## The request
Without copying any pictures, restate exactly the lines from the start of the records through the line containing "plt.rcParams['font.family'] = ['Liberation".
################
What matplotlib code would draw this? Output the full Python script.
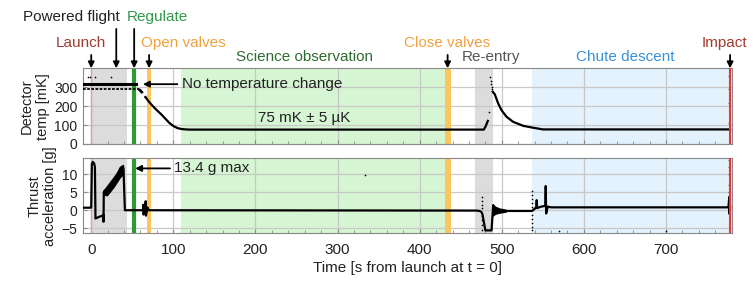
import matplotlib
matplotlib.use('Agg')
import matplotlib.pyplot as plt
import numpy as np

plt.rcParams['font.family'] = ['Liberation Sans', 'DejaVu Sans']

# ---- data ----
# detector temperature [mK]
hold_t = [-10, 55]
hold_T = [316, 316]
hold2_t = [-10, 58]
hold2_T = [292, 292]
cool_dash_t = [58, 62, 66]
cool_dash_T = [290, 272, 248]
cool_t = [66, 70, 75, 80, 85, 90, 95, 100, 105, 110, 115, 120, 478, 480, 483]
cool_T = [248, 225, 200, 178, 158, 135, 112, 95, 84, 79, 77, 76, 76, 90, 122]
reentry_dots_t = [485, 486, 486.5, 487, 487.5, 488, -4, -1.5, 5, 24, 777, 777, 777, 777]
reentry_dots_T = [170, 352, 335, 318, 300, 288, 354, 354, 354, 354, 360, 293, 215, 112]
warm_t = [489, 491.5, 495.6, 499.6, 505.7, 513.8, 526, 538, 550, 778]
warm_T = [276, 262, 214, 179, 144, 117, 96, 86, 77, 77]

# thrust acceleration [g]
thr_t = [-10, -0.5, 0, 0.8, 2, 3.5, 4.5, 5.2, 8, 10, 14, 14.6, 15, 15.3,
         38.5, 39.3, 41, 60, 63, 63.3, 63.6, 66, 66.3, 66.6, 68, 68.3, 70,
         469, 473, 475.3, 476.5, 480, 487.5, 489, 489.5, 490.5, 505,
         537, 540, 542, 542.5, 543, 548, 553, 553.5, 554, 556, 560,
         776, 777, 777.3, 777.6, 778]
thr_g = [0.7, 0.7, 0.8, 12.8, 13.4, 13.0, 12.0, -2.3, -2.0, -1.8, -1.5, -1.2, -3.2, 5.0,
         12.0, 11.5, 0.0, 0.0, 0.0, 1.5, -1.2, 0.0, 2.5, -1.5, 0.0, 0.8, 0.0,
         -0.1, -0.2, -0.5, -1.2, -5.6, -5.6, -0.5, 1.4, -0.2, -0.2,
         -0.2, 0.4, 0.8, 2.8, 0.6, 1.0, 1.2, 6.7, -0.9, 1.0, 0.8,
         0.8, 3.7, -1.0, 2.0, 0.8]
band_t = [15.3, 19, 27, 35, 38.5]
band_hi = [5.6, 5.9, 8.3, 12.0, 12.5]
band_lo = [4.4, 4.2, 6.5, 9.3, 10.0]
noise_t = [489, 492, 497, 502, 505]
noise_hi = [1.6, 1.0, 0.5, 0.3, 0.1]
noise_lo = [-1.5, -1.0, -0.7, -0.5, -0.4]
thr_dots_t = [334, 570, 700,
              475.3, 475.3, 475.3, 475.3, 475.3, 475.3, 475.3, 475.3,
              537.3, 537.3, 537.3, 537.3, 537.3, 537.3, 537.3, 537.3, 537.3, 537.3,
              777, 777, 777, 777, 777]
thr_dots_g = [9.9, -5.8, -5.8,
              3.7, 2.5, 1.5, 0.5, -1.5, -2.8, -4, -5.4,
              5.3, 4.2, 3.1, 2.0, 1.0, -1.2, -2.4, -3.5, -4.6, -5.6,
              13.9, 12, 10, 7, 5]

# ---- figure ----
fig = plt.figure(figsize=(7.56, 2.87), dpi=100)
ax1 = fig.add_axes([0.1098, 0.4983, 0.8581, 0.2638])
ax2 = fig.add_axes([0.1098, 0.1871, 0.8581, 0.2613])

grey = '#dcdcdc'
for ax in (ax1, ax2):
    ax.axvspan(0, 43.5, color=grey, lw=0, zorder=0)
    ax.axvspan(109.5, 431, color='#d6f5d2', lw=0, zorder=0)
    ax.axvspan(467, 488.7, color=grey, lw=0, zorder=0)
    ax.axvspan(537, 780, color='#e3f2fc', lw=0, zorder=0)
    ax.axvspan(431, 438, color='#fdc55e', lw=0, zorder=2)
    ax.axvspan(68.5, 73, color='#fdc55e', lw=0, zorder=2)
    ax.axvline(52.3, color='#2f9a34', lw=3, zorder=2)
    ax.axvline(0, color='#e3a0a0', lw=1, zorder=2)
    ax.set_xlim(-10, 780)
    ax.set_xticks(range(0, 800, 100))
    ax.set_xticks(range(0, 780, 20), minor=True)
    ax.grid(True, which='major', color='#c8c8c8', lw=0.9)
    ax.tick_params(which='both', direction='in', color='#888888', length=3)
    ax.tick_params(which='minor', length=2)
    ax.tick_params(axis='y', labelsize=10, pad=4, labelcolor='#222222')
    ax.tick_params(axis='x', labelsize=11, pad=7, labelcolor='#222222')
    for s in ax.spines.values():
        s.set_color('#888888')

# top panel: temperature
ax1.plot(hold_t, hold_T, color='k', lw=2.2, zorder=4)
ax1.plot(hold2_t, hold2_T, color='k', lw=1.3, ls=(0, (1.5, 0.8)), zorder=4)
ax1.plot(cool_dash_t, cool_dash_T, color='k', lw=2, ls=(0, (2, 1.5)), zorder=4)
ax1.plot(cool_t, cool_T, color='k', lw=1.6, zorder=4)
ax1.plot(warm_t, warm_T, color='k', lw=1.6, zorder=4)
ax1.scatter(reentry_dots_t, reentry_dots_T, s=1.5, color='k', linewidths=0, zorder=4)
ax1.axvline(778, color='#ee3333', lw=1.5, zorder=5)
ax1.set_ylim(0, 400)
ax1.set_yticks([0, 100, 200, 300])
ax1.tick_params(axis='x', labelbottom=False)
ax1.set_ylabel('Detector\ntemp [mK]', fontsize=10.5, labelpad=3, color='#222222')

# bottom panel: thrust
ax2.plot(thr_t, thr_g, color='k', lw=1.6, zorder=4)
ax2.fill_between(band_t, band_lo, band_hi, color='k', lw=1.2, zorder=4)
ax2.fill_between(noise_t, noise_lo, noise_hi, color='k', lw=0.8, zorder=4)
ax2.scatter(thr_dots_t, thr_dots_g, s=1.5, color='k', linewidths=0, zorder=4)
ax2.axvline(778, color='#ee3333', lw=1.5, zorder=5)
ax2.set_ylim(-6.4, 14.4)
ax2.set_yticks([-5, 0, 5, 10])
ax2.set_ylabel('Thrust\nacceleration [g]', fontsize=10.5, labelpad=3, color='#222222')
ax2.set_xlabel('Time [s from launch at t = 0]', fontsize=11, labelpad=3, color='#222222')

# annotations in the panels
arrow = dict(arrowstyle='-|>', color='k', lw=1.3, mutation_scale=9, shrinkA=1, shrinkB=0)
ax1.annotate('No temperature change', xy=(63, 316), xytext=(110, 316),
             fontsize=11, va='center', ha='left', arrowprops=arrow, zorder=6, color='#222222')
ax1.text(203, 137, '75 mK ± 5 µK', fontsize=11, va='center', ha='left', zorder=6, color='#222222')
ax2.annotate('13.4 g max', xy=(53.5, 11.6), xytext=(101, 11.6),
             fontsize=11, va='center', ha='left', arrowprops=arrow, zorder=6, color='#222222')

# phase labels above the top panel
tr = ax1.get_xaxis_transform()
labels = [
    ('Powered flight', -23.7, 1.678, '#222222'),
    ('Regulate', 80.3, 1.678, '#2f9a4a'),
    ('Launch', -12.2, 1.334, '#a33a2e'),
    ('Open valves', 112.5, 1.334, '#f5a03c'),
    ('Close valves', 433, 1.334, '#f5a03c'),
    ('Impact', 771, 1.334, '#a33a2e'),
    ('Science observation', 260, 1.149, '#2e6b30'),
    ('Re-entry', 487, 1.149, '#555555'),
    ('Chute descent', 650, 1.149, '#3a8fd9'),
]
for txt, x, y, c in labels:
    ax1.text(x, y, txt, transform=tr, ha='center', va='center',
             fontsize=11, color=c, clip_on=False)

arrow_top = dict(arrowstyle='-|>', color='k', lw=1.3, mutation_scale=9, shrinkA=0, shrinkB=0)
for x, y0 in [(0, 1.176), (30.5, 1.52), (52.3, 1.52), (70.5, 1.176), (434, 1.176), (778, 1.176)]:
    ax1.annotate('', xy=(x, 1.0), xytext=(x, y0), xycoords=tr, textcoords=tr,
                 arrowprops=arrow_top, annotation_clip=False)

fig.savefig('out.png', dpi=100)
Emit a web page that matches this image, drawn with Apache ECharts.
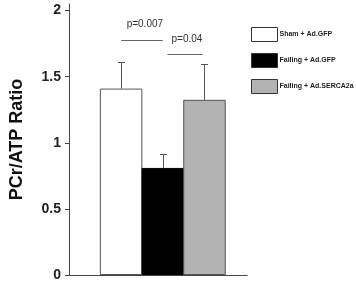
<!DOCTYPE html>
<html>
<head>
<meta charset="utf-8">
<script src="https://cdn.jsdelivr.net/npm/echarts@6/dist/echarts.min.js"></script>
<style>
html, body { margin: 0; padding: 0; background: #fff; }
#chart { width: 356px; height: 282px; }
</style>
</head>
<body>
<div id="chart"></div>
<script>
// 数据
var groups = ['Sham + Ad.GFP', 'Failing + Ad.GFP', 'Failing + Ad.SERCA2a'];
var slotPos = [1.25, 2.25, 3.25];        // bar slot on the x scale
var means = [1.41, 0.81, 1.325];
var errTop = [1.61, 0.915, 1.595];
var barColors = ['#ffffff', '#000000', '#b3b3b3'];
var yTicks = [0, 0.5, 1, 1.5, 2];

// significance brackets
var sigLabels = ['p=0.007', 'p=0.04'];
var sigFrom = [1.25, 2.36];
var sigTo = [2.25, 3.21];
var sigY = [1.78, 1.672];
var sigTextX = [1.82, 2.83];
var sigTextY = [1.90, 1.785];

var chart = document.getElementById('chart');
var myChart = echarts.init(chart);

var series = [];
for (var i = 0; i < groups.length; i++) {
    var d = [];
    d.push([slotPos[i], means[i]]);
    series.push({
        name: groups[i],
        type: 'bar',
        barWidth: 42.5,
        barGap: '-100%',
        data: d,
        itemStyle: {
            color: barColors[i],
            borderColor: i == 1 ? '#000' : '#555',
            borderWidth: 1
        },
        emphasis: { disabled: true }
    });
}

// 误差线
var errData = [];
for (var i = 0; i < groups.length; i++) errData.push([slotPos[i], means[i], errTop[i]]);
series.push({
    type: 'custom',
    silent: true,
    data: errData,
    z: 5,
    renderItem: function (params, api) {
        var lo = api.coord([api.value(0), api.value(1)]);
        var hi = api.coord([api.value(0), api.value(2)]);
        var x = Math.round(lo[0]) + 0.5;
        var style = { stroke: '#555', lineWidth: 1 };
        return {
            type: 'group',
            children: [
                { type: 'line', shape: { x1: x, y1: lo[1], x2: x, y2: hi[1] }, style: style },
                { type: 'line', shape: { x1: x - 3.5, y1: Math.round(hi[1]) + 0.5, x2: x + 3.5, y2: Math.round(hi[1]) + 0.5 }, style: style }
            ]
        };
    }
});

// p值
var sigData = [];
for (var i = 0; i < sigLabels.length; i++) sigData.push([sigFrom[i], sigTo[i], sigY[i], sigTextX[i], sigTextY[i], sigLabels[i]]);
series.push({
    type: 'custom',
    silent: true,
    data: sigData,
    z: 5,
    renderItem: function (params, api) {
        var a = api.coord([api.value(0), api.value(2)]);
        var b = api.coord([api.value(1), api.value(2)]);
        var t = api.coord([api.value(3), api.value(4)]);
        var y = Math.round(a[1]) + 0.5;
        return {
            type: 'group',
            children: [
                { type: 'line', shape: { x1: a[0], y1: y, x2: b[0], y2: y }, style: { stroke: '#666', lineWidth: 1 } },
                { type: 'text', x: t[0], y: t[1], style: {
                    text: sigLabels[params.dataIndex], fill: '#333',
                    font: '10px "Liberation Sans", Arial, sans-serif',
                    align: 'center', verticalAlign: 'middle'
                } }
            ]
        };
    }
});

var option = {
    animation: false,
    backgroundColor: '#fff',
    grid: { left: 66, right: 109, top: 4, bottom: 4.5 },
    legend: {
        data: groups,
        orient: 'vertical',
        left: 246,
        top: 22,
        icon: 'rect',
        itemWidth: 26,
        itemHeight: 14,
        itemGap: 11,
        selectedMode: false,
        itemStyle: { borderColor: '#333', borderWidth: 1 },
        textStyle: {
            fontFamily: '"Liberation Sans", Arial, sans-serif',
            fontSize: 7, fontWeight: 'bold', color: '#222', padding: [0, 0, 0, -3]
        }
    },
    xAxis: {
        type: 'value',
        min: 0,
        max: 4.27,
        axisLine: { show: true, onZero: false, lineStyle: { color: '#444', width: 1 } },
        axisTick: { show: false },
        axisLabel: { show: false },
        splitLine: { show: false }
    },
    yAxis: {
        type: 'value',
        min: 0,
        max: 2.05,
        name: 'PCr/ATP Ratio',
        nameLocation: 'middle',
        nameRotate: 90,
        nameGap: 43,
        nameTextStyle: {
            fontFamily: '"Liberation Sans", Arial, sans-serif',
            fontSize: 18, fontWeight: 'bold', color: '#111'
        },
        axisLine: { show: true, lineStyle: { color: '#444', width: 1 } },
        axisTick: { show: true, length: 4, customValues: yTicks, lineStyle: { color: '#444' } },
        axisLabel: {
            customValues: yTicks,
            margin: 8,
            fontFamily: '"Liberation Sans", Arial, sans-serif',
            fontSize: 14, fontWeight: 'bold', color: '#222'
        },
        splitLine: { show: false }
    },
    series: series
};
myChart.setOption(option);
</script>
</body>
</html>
################
## Reply to the exercise
What matplotlib code would draw this? Output the full Python script.
import matplotlib
matplotlib.use('Agg')
import matplotlib.pyplot as plt
import numpy as np

plt.rcParams['font.family'] = ['Liberation Sans', 'DejaVu Sans']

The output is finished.